Stored data:
* START *

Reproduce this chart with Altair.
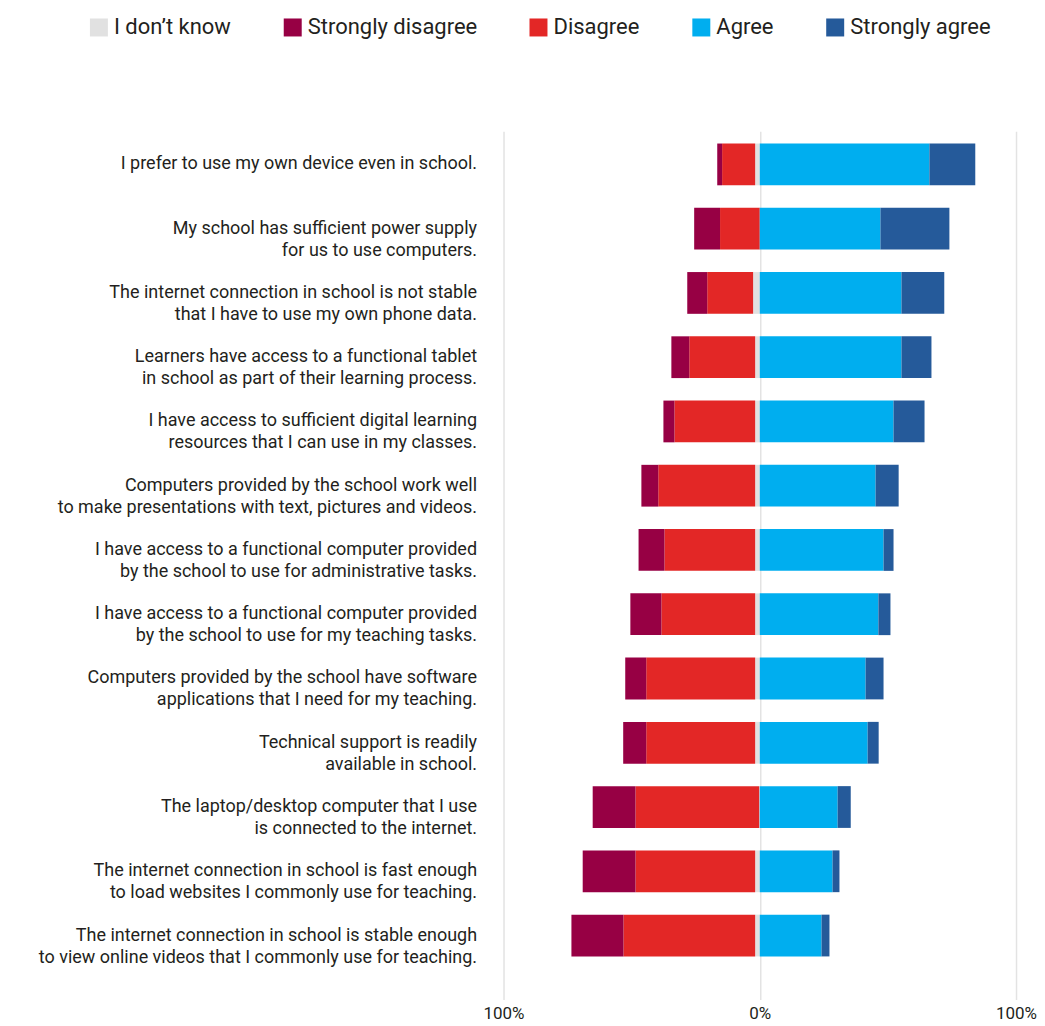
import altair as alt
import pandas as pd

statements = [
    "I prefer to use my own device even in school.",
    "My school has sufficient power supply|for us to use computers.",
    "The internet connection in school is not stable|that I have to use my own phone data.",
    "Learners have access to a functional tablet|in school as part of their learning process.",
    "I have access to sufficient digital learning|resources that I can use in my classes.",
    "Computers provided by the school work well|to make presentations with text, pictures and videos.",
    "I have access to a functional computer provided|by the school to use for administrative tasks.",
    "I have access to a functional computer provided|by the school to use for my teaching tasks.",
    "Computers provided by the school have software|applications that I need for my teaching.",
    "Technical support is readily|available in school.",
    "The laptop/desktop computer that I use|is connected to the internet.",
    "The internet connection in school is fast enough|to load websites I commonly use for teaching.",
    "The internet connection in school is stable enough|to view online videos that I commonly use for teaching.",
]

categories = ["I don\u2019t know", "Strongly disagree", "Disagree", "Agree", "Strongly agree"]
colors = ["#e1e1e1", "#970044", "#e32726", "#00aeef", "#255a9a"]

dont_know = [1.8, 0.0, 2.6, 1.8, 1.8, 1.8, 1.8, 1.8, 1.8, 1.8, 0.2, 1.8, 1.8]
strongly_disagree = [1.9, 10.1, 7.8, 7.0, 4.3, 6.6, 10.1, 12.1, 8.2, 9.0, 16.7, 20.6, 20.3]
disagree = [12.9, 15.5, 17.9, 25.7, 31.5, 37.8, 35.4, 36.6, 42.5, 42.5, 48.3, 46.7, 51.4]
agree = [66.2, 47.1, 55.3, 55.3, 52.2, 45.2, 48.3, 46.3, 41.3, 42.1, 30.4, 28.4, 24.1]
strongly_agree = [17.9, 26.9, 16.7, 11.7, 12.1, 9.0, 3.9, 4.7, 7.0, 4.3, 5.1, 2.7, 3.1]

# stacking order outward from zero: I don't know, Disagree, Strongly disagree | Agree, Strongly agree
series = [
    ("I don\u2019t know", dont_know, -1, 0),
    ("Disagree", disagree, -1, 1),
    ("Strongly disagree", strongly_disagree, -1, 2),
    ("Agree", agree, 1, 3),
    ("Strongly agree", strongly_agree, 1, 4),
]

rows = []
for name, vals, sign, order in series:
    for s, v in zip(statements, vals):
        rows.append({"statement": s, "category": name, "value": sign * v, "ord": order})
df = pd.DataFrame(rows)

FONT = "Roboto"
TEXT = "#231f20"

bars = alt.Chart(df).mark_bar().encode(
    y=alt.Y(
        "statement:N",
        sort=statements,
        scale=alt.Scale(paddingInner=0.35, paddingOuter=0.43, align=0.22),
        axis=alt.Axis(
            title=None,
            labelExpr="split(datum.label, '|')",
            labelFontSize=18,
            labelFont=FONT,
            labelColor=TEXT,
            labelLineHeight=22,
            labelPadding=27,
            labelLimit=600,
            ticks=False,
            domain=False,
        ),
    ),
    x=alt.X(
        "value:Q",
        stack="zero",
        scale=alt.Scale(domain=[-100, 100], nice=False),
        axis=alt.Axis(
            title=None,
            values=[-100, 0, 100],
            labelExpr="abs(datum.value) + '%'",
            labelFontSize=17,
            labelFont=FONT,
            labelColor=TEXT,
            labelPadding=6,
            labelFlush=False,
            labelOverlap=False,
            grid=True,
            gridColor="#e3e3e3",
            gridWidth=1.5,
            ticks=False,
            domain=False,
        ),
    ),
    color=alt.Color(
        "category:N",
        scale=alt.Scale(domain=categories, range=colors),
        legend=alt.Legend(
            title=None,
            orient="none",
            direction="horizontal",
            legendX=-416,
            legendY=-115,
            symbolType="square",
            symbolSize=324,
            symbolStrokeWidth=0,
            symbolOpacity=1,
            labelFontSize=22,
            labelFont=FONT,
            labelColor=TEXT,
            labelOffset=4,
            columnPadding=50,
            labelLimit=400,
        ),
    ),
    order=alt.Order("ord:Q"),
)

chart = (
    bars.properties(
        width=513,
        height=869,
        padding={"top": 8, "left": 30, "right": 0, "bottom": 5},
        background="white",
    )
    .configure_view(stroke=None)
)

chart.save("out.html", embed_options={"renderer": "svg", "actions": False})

* END *

Without including any pictures, print all of the material exactly as given.

Reproduce this chart with Altair.
import altair as alt
import pandas as pd

statements = [
    "I prefer to use my own device even in school.",
    "My school has sufficient power supply|for us to use computers.",
    "The internet connection in school is not stable|that I have to use my own phone data.",
    "Learners have access to a functional tablet|in school as part of their learning process.",
    "I have access to sufficient digital learning|resources that I can use in my classes.",
    "Computers provided by the school work well|to make presentations with text, pictures and videos.",
    "I have access to a functional computer provided|by the school to use for administrative tasks.",
    "I have access to a functional computer provided|by the school to use for my teaching tasks.",
    "Computers provided by the school have software|applications that I need for my teaching.",
    "Technical support is readily|available in school.",
    "The laptop/desktop computer that I use|is connected to the internet.",
    "The internet connection in school is fast enough|to load websites I commonly use for teaching.",
    "The internet connection in school is stable enough|to view online videos that I commonly use for teaching.",
]

categories = ["I don\u2019t know", "Strongly disagree", "Disagree", "Agree", "Strongly agree"]
colors = ["#e1e1e1", "#970044", "#e32726", "#00aeef", "#255a9a"]

dont_know = [1.8, 0.0, 2.6, 1.8, 1.8, 1.8, 1.8, 1.8, 1.8, 1.8, 0.2, 1.8, 1.8]
strongly_disagree = [1.9, 10.1, 7.8, 7.0, 4.3, 6.6, 10.1, 12.1, 8.2, 9.0, 16.7, 20.6, 20.3]
disagree = [12.9, 15.5, 17.9, 25.7, 31.5, 37.8, 35.4, 36.6, 42.5, 42.5, 48.3, 46.7, 51.4]
agree = [66.2, 47.1, 55.3, 55.3, 52.2, 45.2, 48.3, 46.3, 41.3, 42.1, 30.4, 28.4, 24.1]
strongly_agree = [17.9, 26.9, 16.7, 11.7, 12.1, 9.0, 3.9, 4.7, 7.0, 4.3, 5.1, 2.7, 3.1]

# stacking order outward from zero: I don't know, Disagree, Strongly disagree | Agree, Strongly agree
series = [
    ("I don\u2019t know", dont_know, -1, 0),
    ("Disagree", disagree, -1, 1),
    ("Strongly disagree", strongly_disagree, -1, 2),
    ("Agree", agree, 1, 3),
    ("Strongly agree", strongly_agree, 1, 4),
]

rows = []
for name, vals, sign, order in series:
    for s, v in zip(statements, vals):
        rows.append({"statement": s, "category": name, "value": sign * v, "ord": order})
df = pd.DataFrame(rows)

FONT = "Roboto"
TEXT = "#231f20"

bars = alt.Chart(df).mark_bar().encode(
    y=alt.Y(
        "statement:N",
        sort=statements,
        scale=alt.Scale(paddingInner=0.35, paddingOuter=0.43, align=0.22),
        axis=alt.Axis(
            title=None,
            labelExpr="split(datum.label, '|')",
            labelFontSize=18,
            labelFont=FONT,
            labelColor=TEXT,
            labelLineHeight=22,
            labelPadding=27,
            labelLimit=600,
            ticks=False,
            domain=False,
        ),
    ),
    x=alt.X(
        "value:Q",
        stack="zero",
        scale=alt.Scale(domain=[-100, 100], nice=False),
        axis=alt.Axis(
            title=None,
            values=[-100, 0, 100],
            labelExpr="abs(datum.value) + '%'",
            labelFontSize=17,
            labelFont=FONT,
            labelColor=TEXT,
            labelPadding=6,
            labelFlush=False,
            labelOverlap=False,
            grid=True,
            gridColor="#e3e3e3",
            gridWidth=1.5,
            ticks=False,
            domain=False,
        ),
    ),
    color=alt.Color(
        "category:N",
        scale=alt.Scale(domain=categories, range=colors),
        legend=alt.Legend(
            title=None,
            orient="none",
            direction="horizontal",
            legendX=-416,
            legendY=-115,
            symbolType="square",
            symbolSize=324,
            symbolStrokeWidth=0,
            symbolOpacity=1,
            labelFontSize=22,
            labelFont=FONT,
            labelColor=TEXT,
            labelOffset=4,
            columnPadding=50,
            labelLimit=400,
        ),
    ),
    order=alt.Order("ord:Q"),
)

chart = (
    bars.properties(
        width=513,
        height=869,
        padding={"top": 8, "left": 30, "right": 0, "bottom": 5},
        background="white",
    )
    .configure_view(stroke=None)
)

chart.save("out.html", embed_options={"renderer": "svg", "actions": False})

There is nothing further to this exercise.